By 2018, the Nakhla founders had 20 trees in their care. From there, the quality of their service spread by word of mouth. They visited the palm trees four times per year, unlike the single visit solo freelancers would make. They also made sure to clean up any mess left behind.
Nakhla is now responsible for around 14,000 trees in the capital. Next year, Al-Gitta hopes to make that 50,000. Nakhla has grown beyond residential garden walls by taking over the care of palms on bigger farms too. Farmers only need to pay the first year’s subscription fee.
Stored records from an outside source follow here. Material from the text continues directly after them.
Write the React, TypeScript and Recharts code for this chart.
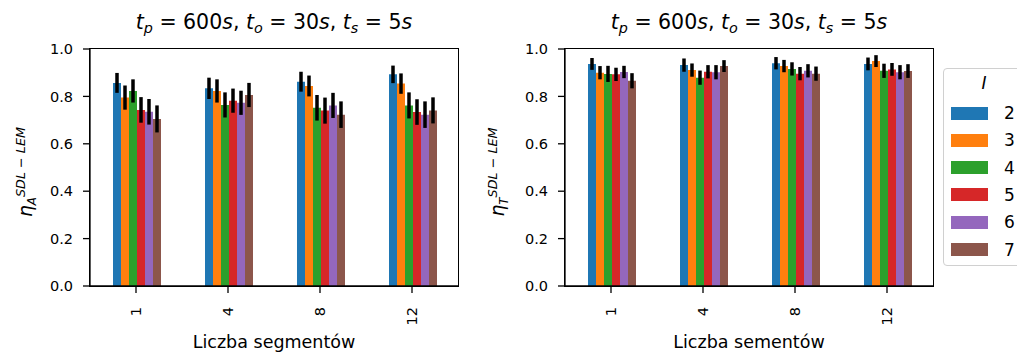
import React from "react";
import { BarChart, Bar, XAxis, YAxis, ErrorBar } from "recharts";

const segments = ["1", "4", "8", "12"];
const levels = ["2", "3", "4", "5", "6", "7"];
const colors = ["#1f77b4", "#ff7f0e", "#2ca02c", "#d62728", "#9467bd", "#8c564b"];
const yTicks = [0, 0.2, 0.4, 0.6, 0.8, 1.0];

// eta_A: one row per I level, one value per segment count
const etaA = [
  [0.857, 0.834, 0.862, 0.893],
  [0.795, 0.823, 0.844, 0.854],
  [0.823, 0.764, 0.752, 0.762],
  [0.743, 0.782, 0.74, 0.734],
  [0.735, 0.773, 0.762, 0.723],
  [0.705, 0.806, 0.723, 0.741],
];
const etaAErr = [
  [0.042, 0.045, 0.042, 0.037],
  [0.051, 0.049, 0.044, 0.043],
  [0.049, 0.053, 0.054, 0.055],
  [0.054, 0.051, 0.055, 0.054],
  [0.054, 0.051, 0.053, 0.056],
  [0.057, 0.051, 0.056, 0.055],
];

// eta_T
const etaT = [
  [0.937, 0.932, 0.94, 0.937],
  [0.9, 0.911, 0.928, 0.949],
  [0.895, 0.879, 0.916, 0.908],
  [0.893, 0.904, 0.896, 0.914],
  [0.903, 0.902, 0.908, 0.902],
  [0.866, 0.928, 0.896, 0.907],
];
const etaTErr = [
  [0.025, 0.028, 0.026, 0.027],
  [0.028, 0.028, 0.026, 0.025],
  [0.034, 0.03, 0.028, 0.03],
  [0.028, 0.028, 0.028, 0.027],
  [0.026, 0.03, 0.028, 0.03],
  [0.032, 0.025, 0.03, 0.029],
];

function buildRows(vals: number[][], errs: number[][]) {
  return segments.map((seg, i) => {
    const row: any = { seg };
    levels.forEach((lv, j) => {
      row["v" + lv] = vals[j][i];
      row["e" + lv] = errs[j][i];
    });
    return row;
  });
}

const FONT = "'DejaVu Sans', sans-serif";
const TICK_FS = 14.5;

function RotatedTick({ x, y, payload }: any) {
  const ty = y + 12;
  return (
    <text
      x={x}
      y={ty}
      transform={`rotate(-90, ${x}, ${ty})`}
      textAnchor="end"
      dominantBaseline="central"
      fontSize={TICK_FS}
      fontFamily={FONT}
      fill="#000"
    >
      {payload.value}
    </text>
  );
}

const sub = { fontSize: "0.7em", position: "relative" as const, top: "0.3em" };
const sup = { fontSize: "0.75em", position: "relative" as const, top: "-0.55em" };

function Title({ left }: { left: number }) {
  return (
    <div
      style={{
        position: "absolute",
        left,
        top: 10,
        width: 368,
        textAlign: "center",
        fontSize: 20.5,
        lineHeight: "24px",
        whiteSpace: "nowrap",
      }}
    >
      <i>t</i>
      <i style={sub}>p</i> = 600<i>s</i>, <i>t</i>
      <i style={sub}>o</i> = 30<i>s</i>, <i>t</i>
      <i style={sub}>s</i> = 5<i>s</i>
    </div>
  );
}

function YLabel({ cx, letter }: { cx: number; letter: string }) {
  return (
    <div
      style={{
        position: "absolute",
        left: cx - 100,
        top: 172 - 12,
        width: 200,
        height: 24,
        lineHeight: "24px",
        textAlign: "center",
        fontSize: 17,
        transform: "rotate(-90deg)",
        whiteSpace: "nowrap",
      }}
    >
      <i style={{ fontSize: "1.1em" }}>η</i>
      <i style={sub}>{letter}</i>
      <i style={sup}>SDL − LEM</i>
    </div>
  );
}

function XLabel({ left, text }: { left: number; text: string }) {
  return (
    <div
      style={{
        position: "absolute",
        left,
        top: 331,
        width: 368,
        textAlign: "center",
        fontSize: 17.5,
        lineHeight: "22px",
        whiteSpace: "nowrap",
      }}
    >
      {text}
    </div>
  );
}

function Frame({ left }: { left: number }) {
  return (
    <div
      style={{
        position: "absolute",
        left: left - 1,
        top: 48,
        width: 370,
        height: 239,
        boxSizing: "border-box",
        border: "1.4px solid #000",
        pointerEvents: "none",
      }}
    />
  );
}

function Panel({ rows, marginLeft, width }: { rows: any[]; marginLeft: number; width: number }) {
  const axisStyle = { stroke: "#000", strokeWidth: 1.3 };
  return (
    <BarChart
      width={width}
      height={354}
      data={rows}
      margin={{ top: 49, right: width - marginLeft - 60 - 368, bottom: 28, left: marginLeft }}
      barCategoryGap="25%"
      barGap={0}
    >
      <XAxis
        dataKey="seg"
        height={40}
        interval={0}
        tick={<RotatedTick />}
        tickSize={7}
        axisLine={axisStyle}
        tickLine={axisStyle}
      />
      <YAxis
        domain={[0, 1]}
        ticks={yTicks}
        width={60}
        tickSize={7}
        tickMargin={10}
        tickFormatter={(v: number) => v.toFixed(1)}
        tick={{ fill: "#000", fontSize: TICK_FS, fontFamily: FONT }}
        axisLine={axisStyle}
        tickLine={axisStyle}
      />
      {levels.map((lv, j) => (
        <Bar key={lv} dataKey={"v" + lv} fill={colors[j]} isAnimationActive={false}>
          <ErrorBar dataKey={"e" + lv} width={0} stroke="#000" strokeWidth={3.5} direction="y" isAnimationActive={false} />
        </Bar>
      ))}
    </BarChart>
  );
}

function LegendBox() {
  return (
    <div
      style={{
        position: "absolute",
        left: 943,
        top: 68,
        width: 90,
        height: 196,
        border: "1px solid #d0d0d0",
        borderRadius: 4,
        background: "#fff",
        fontSize: 17,
      }}
    >
      <div style={{ position: "absolute", left: 0, top: 4, width: 80, textAlign: "center" }}>
        <i>I</i>
      </div>
      {levels.map((lv, j) => (
        <div key={lv} style={{ position: "absolute", left: 7, top: 34 + j * 27.3, height: 20, display: "flex", alignItems: "center" }}>
          <span style={{ display: "inline-block", width: 37, height: 13, background: colors[j] }} />
          <span style={{ marginLeft: 16 }}>{lv}</span>
        </div>
      ))}
    </div>
  );
}

export default function App() {
  const rowsA = buildRows(etaA, etaAErr);
  const rowsT = buildRows(etaT, etaTErr);
  return (
    <div
      style={{
        position: "absolute",
        left: 0,
        top: 0,
        width: 1017,
        height: 354,
        overflow: "hidden",
        background: "#fff",
        fontFamily: FONT,
        color: "#000",
      }}
    >
      <div style={{ position: "absolute", left: 0, top: 0 }}>
        <Panel rows={rowsA} marginLeft={30} width={470} />
      </div>
      <div style={{ position: "absolute", left: 470, top: 0 }}>
        <Panel rows={rowsT} marginLeft={35} width={480} />
      </div>
      <Frame left={90} />
      <Frame left={565} />
      <Title left={90} />
      <Title left={565} />
      <YLabel cx={26} letter="A" />
      <YLabel cx={498} letter="T" />
      <XLabel left={90} text="Liczba segmentów" />
      <XLabel left={565} text="Liczba sementów" />
      <LegendBox />
    </div>
  );
}
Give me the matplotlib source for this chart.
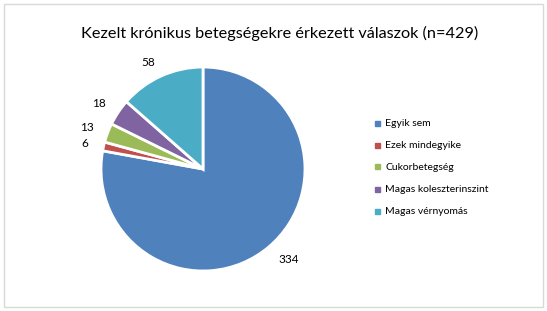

Date sales cover the cost of the palm-care service thereafter.
Al-Gitta even managed to revive the original “Adopt a Palm” initiative, with cooperation from the Iraqi government. Sponsoring companies can now receive tax credits for funding the upkeep of palms lining Baghdad’s public streets. Branded signs are erected beside the adopted trees like miniature billboards.
Such rapid expansion has presented new challenges. Al-Gitta is struggling to hire enough tree climbers to service all the trees under Nakhla’s care. The trade takes at least five years to learn and the conditions are dangerous. Many who might once have inherited the jobs from their fathers are finding other work. Now, Al-Gitta is considering using cranes to lift non-specialist workers up to the dates instead.
There are also challenges posed by the date market itself. After the Iraqi industry collapsed, other countries like Egypt and Iran were able to inherit its customers by selling much cheaper alternatives. But Al-Gitta hopes that Iraqis will be willing to pay the difference when presented with Iraqi dates in high-quality packaging. “Iraqi people love Iraqi dates,” he says. “They choose Iraqi dates over any other, every single time.”
Nakhla is now making plans to expand outside Baghdad, to other cities like Mosul in the north. It’s even received a request to set up a program in Egypt. Al-Gitta envisions a future where people across the world can adopt Iraqi trees by paying subscription fees and receiving profits in return, all while helping restore Iraq to its throne as the King of Dates.
Back in the Najimaldeen’s garden, Nidhal brings out a rectangular cardboard box of Nakhla dates, cold from the fridge. These ones are stuffed with little golden walnuts. She prompts me to take them. Meanwhile, Faiz asks me to guess how old he is. Early 70s, I say. “I’m 84,” he says with pride, before extolling the dates’ health benefits. “We eat them every day,” he says. “Of course we do.”